The university historically has focused on the study of business and with that comes the ever expanding need of a cultural understanding for global marketing. In 2005 Bryant University recognized the importance and growing role of China as part of their curriculum and established a U. S. – China Institute.
Students and professors have rapidly expanded their exposure to China through internships, foreign exchange and travel. Bryant added a Confucius Institute in 2006 to enhance offerings and opportunities on campus.
It was an historic event when in 2008 President George H. W. Bush attended the ceremonial announcement that Bryant University would be receiving approval and cooperation from China to replicate a building from the Forbidden City. This is the first time China has allowed such project anywhere in the world.
Shu Fang Zhai is a palace not open to the public in China and was originally constructed as part of a 15 year project to build the Forbidden City during the early 1400’s. The Forbidden City required over 1 million workers to construct. Shu Fang Zhai, once a palace for opera productions has most recently been used as a reception chamber for visiting heads of state and dignitaries.
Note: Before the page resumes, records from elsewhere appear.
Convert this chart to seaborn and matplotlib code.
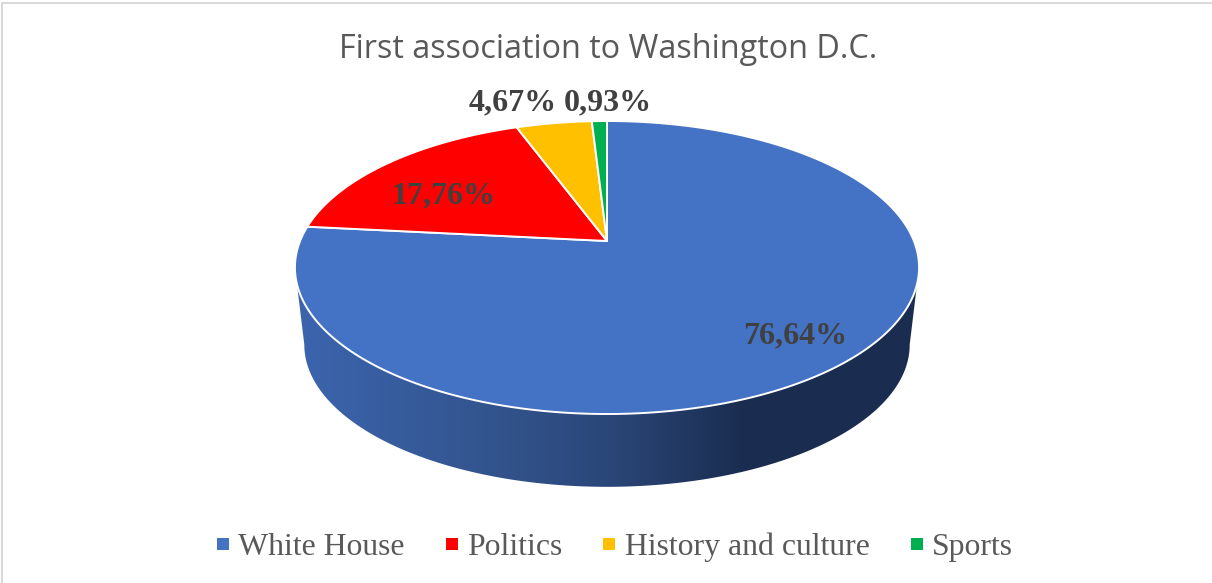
import numpy as np
import matplotlib
matplotlib.use("Agg")
import matplotlib.pyplot as plt
import seaborn as sns
from matplotlib.colors import LinearSegmentedColormap
from matplotlib.lines import Line2D
from matplotlib.patches import PathPatch
from matplotlib.path import Path
from matplotlib.transforms import Affine2D, Transform

categories = ["White House", "Politics", "History and culture", "Sports"]
shares = [76.64, 17.76, 4.67, 0.93]
slice_colors = ["#4472C4", "#FF0000", "#FFC000", "#00B050"]
title = "First association to Washington D.C."

sns.set_theme(style="white")
W, H = 1212, 583
fig = plt.figure(figsize=(W / 100, H / 100), dpi=100, facecolor="white")
ax = fig.add_axes([0, 0, 1, 1])

# perspective projection of the unit disc into the picture
CX, CY, A, B, K = 607.0, 241.0, 306.9, 141.7, 0.181


def project(x, y, scale=1.0, dy=0.0):
    w = 1 + K * y
    return CX + scale * A * x / w, CY + dy - scale * B * y / w


class Tilt(Transform):
    input_dims = output_dims = 2
    is_separable = False
    has_inverse = False

    def transform_non_affine(self, values):
        v = np.asarray(values, float)
        X, Y = project(v[:, 0], v[:, 1])
        return np.column_stack([X, Y])

    def transform_path_non_affine(self, path):
        big = Affine2D().scale(2000).transform_path(path)
        polys = big.to_polygons(closed_only=True)
        verts = np.vstack(polys) / 2000
        codes = []
        for p in polys:
            codes += [Path.MOVETO] + [Path.LINETO] * (len(p) - 2) + [Path.CLOSEPOLY]
        return Path(self.transform_non_affine(verts), codes)


palette = sns.color_palette(slice_colors)
wedges, _ = ax.pie(shares, colors=palette, startangle=90, counterclock=False,
                   wedgeprops=dict(edgecolor="white", linewidth=1.4))
tilt = Tilt() + ax.transData
for w in wedges:
    w.set_transform(tilt)
    w.set_zorder(3)
ax.set_aspect("auto")
ax.set_xlim(0, W)
ax.set_ylim(H, 0)

# extruded rim, shaded from the first slice's colour
t = np.radians(np.linspace(190.4, 349.6, 200))
tx, ty = project(np.cos(t), np.sin(t))
bx, by = project(np.cos(t), np.sin(t), scale=0.97, dy=78)
rim = np.vstack([np.column_stack([tx, ty]), np.column_stack([bx, by])[::-1]])
rim_patch = PathPatch(Path(np.vstack([rim, rim[:1]]), closed=True), fc="none", ec="none",
                      transform=ax.transData)
ax.add_patch(rim_patch)
cmap = LinearSegmentedColormap.from_list(
    "rim", [(0, "#3C65AE"), (0.3, "#33558F"), (0.5, "#2B4779"),
            (0.72, "#1A2D50"), (1, "#1A2D50")])
img = ax.imshow(np.linspace(0, 1, 300)[None, :], cmap=cmap, aspect="auto", zorder=2,
                extent=[295, 919, 490, 265], interpolation="bilinear")
img.set_clip_path(rim_patch)
ax.set_xlim(0, W)
ax.set_ylim(H, 0)

# chart frame: only top and left rules are visible
ax.plot([2, 2, W], [H, 3, 3], color="#D9D9D9", lw=1.5, zorder=1)

ax.text(608, 49, title, family="Open Sans", fontsize=23.3, color="#595959",
        ha="center", va="center")

label_pos = [(795, 336), (443, 196), (513, 103), (608, 103)]
for v, (x, y) in zip(shares, label_pos):
    ax.text(x, y, f"{v:.2f}%".replace(".", ","), family="Liberation Serif", weight="bold",
            fontsize=23.0, color="#404040", ha="center", va="center", zorder=5)

handles = [Line2D([], [], ls="none", marker="s", ms=8.4, mew=0, color=c) for c in slice_colors]
leg = ax.legend(handles, categories, loc="center", bbox_to_anchor=(615 / W, 1 - 547 / H),
                ncol=4, frameon=False, borderpad=0, borderaxespad=0,
                handlelength=0.37, handletextpad=0.3, columnspacing=1.29,
                prop={"family": "Liberation Serif", "size": 22.9})
for txt in leg.get_texts():
    txt.set_color("#595959")

fig.savefig("out.png", dpi=100, facecolor="white")
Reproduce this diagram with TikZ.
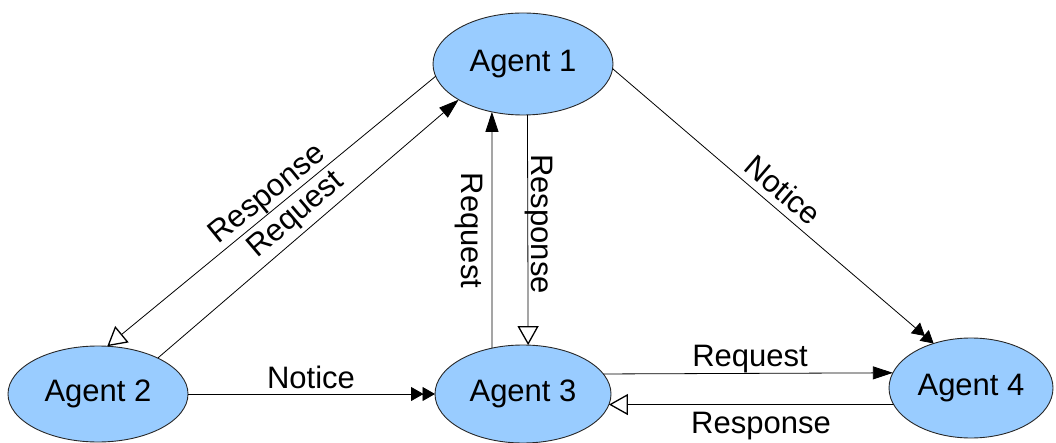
\documentclass[tikz,border=0pt]{standalone}
\usepackage{fontspec}
\setmainfont{Liberation Sans}
\usetikzlibrary{shapes.geometric,arrows.meta}

\definecolor{agentfill}{RGB}{153,204,255}
\definecolor{agentline}{RGB}{40,40,40}

\tikzset{
  agent/.style={ellipse, draw=agentline, line width=0.9pt, fill=agentfill,
    inner sep=0pt, outer sep=0pt, font=\fontsize{31}{36}\selectfont},
  lbl/.style={inner sep=0pt, font=\fontsize{31}{36}\selectfont},
  link/.style={draw=black, line width=0.8pt},
  filledtip/.style={link, -{Triangle[length=20pt,width=13pt]}},
  opentip/.style={link, -{Triangle[open,length=19pt,width=21pt,line width=1.3pt,fill=white]}},
  doubletip/.style={link, -{Triangle[length=12.5pt,width=14pt,sep=-1pt]Triangle[length=12.5pt,width=14pt]}}
}

\begin{document}
\begin{tikzpicture}[x=1pt,y=-1pt]
  \useasboundingbox (0,0) rectangle (1056,443);

  % agents
  \node[agent, minimum width=180pt, minimum height=102pt] (a1) at (523,64)  {Agent 1};
  \node[agent, minimum width=180pt, minimum height=96pt]  (a2) at (98,394)  {Agent 2};
  \node[agent, minimum width=176pt, minimum height=98pt]  (a3) at (523,394) {Agent 3};
  \node[agent, minimum width=164pt, minimum height=100pt] (a4) at (971,388) {Agent 4};

  % Agent 1 <-> Agent 2
  \draw[opentip]   (a1.188.6) -- (a2.79.6);
  \draw[filledtip] (a2.31.7)  -- (a1.209.6);
  \node[lbl, rotate=39.1] (l12resp) at (268,195)   {Response};
  \node[lbl, rotate=40.5] (l21req)  at (296.5,215.5) {Request};

  % Agent 1 <-> Agent 3
  \draw[filledtip] (a3.124.05) -- (a1.237.08);
  \draw[opentip]   (a1.275.6)  -- (a3.84.16);
  \node[lbl, rotate=-90] (l31req)  at (469,230.5) {Request};
  \node[lbl, rotate=-90] (l13resp) at (539,224)   {Response};

  % Agent 1 -> Agent 4
  \draw[doubletip] (a1.357.5) -- (a4.130.2);
  \node[lbl, rotate=-40.7] (l14note) at (783,190) {Notice};

  % Agent 2 -> Agent 3
  \draw[doubletip] (a2.east) -- (a3.west);
  \node[lbl, anchor=base] (l23note) at (311,388) {Notice};

  % Agent 3 <-> Agent 4
  \draw[filledtip] (a3.14.8)   -- (a4.169.14);
  \draw[opentip]   (a4.192.43) -- (a3.-7.31);
  \node[lbl, anchor=base] (l34req)  at (750,366) {Request};
  \node[lbl, anchor=base] (l43resp) at (761,433) {Response};
\end{tikzpicture}
\end{document}
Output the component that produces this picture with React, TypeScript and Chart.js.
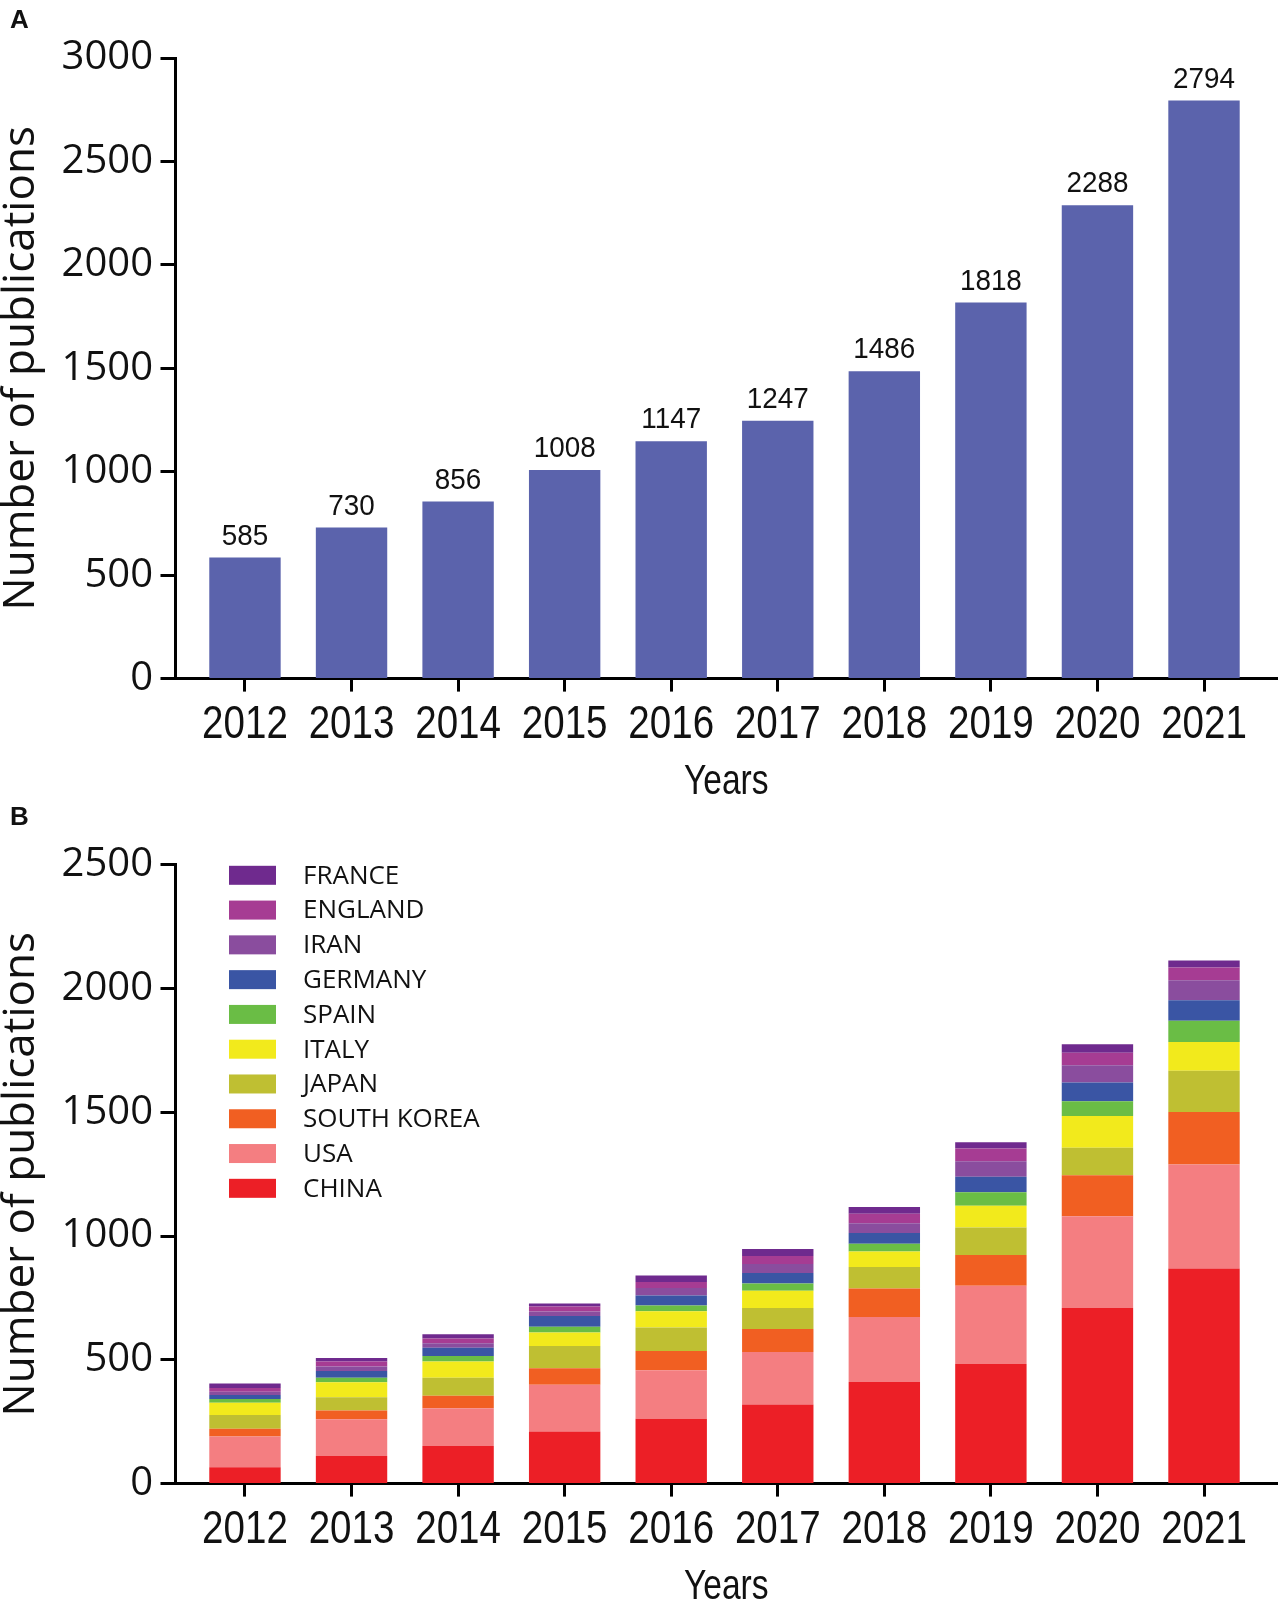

The Bryant reconstruction will be fabricated in China using the same historic techniques employed in the 1400s when the original structure was built, taken apart, put into containers, and shipped to Rhode Island, where it will be reassembled.
The project is not only intricate and complex, in terms of architecture and construction but also in terms of securing government approval. When completed, the structure’s buildings and courtyard will cover approximately half an acre on the Bryant campus and will be used as part of Bryant’s U.S. – China Institute.
Bryant University celebrates their 150th anniversary this year and expects the Shu Fang Zhai project to be completed by year end but it is not the end of Bryant’s ever expanding cooperation with China. Recently a Bryant delegation met in Zhuhai and Beijing with directors of the Beijing Institute of Technology, Zhuhai to continue discussions on a joint academic venture that will result in Bryant developing a branch campus in China.
Plans for this unique joint facility will be the subject of continued meetings among the universities, their accrediting associations, and the Chinese government. It is expected that the Chinese partners will provide all capital investments, including land and facilities, in this new joint venture.
While the growth in technology and information systems may be shrinking our world the expansion of educational opportunities and cultural understanding is expanding our minds. A tip of the Quill goes out to Bryant University for their accomplishment in reconstructing a part of the Forbidden City of China in New England.